> [DESCRIPTION OF THE TASK]: Skip every picture and transcribe the remaining material exactly.

⟨

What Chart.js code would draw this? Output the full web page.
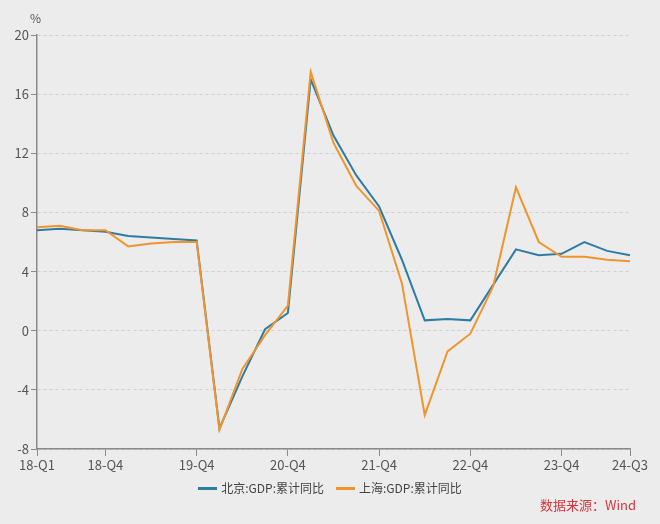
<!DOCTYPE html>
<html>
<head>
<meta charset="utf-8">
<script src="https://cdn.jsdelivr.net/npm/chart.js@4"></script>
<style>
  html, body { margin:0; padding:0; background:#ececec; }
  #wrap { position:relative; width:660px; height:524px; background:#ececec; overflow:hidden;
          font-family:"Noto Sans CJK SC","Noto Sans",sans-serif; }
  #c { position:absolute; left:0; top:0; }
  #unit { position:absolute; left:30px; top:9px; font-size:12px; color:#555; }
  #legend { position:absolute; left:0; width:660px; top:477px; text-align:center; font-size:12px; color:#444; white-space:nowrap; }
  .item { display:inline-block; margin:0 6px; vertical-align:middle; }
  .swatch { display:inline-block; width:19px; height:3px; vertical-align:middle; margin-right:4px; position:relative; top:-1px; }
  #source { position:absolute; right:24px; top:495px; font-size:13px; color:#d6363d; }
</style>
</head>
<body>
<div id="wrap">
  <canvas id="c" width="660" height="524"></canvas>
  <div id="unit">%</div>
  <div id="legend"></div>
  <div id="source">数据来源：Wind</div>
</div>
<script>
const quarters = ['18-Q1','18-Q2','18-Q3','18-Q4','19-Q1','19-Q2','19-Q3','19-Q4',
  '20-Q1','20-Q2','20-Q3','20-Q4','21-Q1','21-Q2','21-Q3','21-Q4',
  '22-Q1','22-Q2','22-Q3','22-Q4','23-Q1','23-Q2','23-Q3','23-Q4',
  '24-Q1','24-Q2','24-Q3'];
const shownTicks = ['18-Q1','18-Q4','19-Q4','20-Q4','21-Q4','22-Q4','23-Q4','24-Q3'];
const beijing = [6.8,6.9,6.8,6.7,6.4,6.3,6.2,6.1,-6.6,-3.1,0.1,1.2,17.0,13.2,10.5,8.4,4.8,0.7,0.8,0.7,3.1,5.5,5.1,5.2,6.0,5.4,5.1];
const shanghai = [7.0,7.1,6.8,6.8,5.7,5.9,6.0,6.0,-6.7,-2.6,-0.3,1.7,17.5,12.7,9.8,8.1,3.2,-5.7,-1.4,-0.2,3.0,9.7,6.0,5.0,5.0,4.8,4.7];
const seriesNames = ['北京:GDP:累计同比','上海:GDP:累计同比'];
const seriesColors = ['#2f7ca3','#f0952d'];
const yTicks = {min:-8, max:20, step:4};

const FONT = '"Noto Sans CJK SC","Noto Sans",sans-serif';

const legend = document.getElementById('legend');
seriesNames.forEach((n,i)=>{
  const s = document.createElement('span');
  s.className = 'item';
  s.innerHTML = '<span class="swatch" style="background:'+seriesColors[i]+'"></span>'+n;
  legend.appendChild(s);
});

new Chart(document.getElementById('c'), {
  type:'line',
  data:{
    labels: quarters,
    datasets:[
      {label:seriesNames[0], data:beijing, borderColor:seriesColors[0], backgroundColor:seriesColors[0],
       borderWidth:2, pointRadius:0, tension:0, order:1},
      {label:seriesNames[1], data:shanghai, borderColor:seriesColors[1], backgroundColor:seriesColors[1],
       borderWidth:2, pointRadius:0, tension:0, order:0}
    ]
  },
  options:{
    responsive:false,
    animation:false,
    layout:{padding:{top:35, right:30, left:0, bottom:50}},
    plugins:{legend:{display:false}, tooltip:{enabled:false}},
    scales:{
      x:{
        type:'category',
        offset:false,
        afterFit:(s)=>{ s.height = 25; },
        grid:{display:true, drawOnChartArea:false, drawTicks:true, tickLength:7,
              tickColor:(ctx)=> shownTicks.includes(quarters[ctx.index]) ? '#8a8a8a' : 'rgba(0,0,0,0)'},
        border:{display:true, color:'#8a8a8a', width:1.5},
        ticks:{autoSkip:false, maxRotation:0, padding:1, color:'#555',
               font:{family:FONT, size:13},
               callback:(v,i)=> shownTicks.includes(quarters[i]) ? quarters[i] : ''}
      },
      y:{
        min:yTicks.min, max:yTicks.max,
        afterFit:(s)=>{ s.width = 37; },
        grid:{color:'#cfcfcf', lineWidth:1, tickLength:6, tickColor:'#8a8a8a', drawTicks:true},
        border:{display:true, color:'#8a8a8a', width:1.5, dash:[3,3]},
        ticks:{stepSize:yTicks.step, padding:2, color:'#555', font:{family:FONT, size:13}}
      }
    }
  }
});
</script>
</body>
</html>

⟩

> [CORRECT ANSWER]:
What Chart.js code would draw this? Output the full web page.
<!DOCTYPE html>
<html>
<head>
<meta charset="utf-8">
<script src="https://cdn.jsdelivr.net/npm/chart.js@4"></script>
<style>
  html, body { margin:0; padding:0; background:#ececec; }
  #wrap { position:relative; width:660px; height:524px; background:#ececec; overflow:hidden;
          font-family:"Noto Sans CJK SC","Noto Sans",sans-serif; }
  #c { position:absolute; left:0; top:0; }
  #unit { position:absolute; left:30px; top:9px; font-size:12px; color:#555; }
  #legend { position:absolute; left:0; width:660px; top:477px; text-align:center; font-size:12px; color:#444; white-space:nowrap; }
  .item { display:inline-block; margin:0 6px; vertical-align:middle; }
  .swatch { display:inline-block; width:19px; height:3px; vertical-align:middle; margin-right:4px; position:relative; top:-1px; }
  #source { position:absolute; right:24px; top:495px; font-size:13px; color:#d6363d; }
</style>
</head>
<body>
<div id="wrap">
  <canvas id="c" width="660" height="524"></canvas>
  <div id="unit">%</div>
  <div id="legend"></div>
  <div id="source">数据来源：Wind</div>
</div>
<script>
const quarters = ['18-Q1','18-Q2','18-Q3','18-Q4','19-Q1','19-Q2','19-Q3','19-Q4',
  '20-Q1','20-Q2','20-Q3','20-Q4','21-Q1','21-Q2','21-Q3','21-Q4',
  '22-Q1','22-Q2','22-Q3','22-Q4','23-Q1','23-Q2','23-Q3','23-Q4',
  '24-Q1','24-Q2','24-Q3'];
const shownTicks = ['18-Q1','18-Q4','19-Q4','20-Q4','21-Q4','22-Q4','23-Q4','24-Q3'];
const beijing = [6.8,6.9,6.8,6.7,6.4,6.3,6.2,6.1,-6.6,-3.1,0.1,1.2,17.0,13.2,10.5,8.4,4.8,0.7,0.8,0.7,3.1,5.5,5.1,5.2,6.0,5.4,5.1];
const shanghai = [7.0,7.1,6.8,6.8,5.7,5.9,6.0,6.0,-6.7,-2.6,-0.3,1.7,17.5,12.7,9.8,8.1,3.2,-5.7,-1.4,-0.2,3.0,9.7,6.0,5.0,5.0,4.8,4.7];
const seriesNames = ['北京:GDP:累计同比','上海:GDP:累计同比'];
const seriesColors = ['#2f7ca3','#f0952d'];
const yTicks = {min:-8, max:20, step:4};

const FONT = '"Noto Sans CJK SC","Noto Sans",sans-serif';

const legend = document.getElementById('legend');
seriesNames.forEach((n,i)=>{
  const s = document.createElement('span');
  s.className = 'item';
  s.innerHTML = '<span class="swatch" style="background:'+seriesColors[i]+'"></span>'+n;
  legend.appendChild(s);
});

new Chart(document.getElementById('c'), {
  type:'line',
  data:{
    labels: quarters,
    datasets:[
      {label:seriesNames[0], data:beijing, borderColor:seriesColors[0], backgroundColor:seriesColors[0],
       borderWidth:2, pointRadius:0, tension:0, order:1},
      {label:seriesNames[1], data:shanghai, borderColor:seriesColors[1], backgroundColor:seriesColors[1],
       borderWidth:2, pointRadius:0, tension:0, order:0}
    ]
  },
  options:{
    responsive:false,
    animation:false,
    layout:{padding:{top:35, right:30, left:0, bottom:50}},
    plugins:{legend:{display:false}, tooltip:{enabled:false}},
    scales:{
      x:{
        type:'category',
        offset:false,
        afterFit:(s)=>{ s.height = 25; },
        grid:{display:true, drawOnChartArea:false, drawTicks:true, tickLength:7,
              tickColor:(ctx)=> shownTicks.includes(quarters[ctx.index]) ? '#8a8a8a' : 'rgba(0,0,0,0)'},
        border:{display:true, color:'#8a8a8a', width:1.5},
        ticks:{autoSkip:false, maxRotation:0, padding:1, color:'#555',
               font:{family:FONT, size:13},
               callback:(v,i)=> shownTicks.includes(quarters[i]) ? quarters[i] : ''}
      },
      y:{
        min:yTicks.min, max:yTicks.max,
        afterFit:(s)=>{ s.width = 37; },
        grid:{color:'#cfcfcf', lineWidth:1, tickLength:6, tickColor:'#8a8a8a', drawTicks:true},
        border:{display:true, color:'#8a8a8a', width:1.5, dash:[3,3]},
        ticks:{stepSize:yTicks.step, padding:2, color:'#555', font:{family:FONT, size:13}}
      }
    }
  }
});
</script>
</body>
</html>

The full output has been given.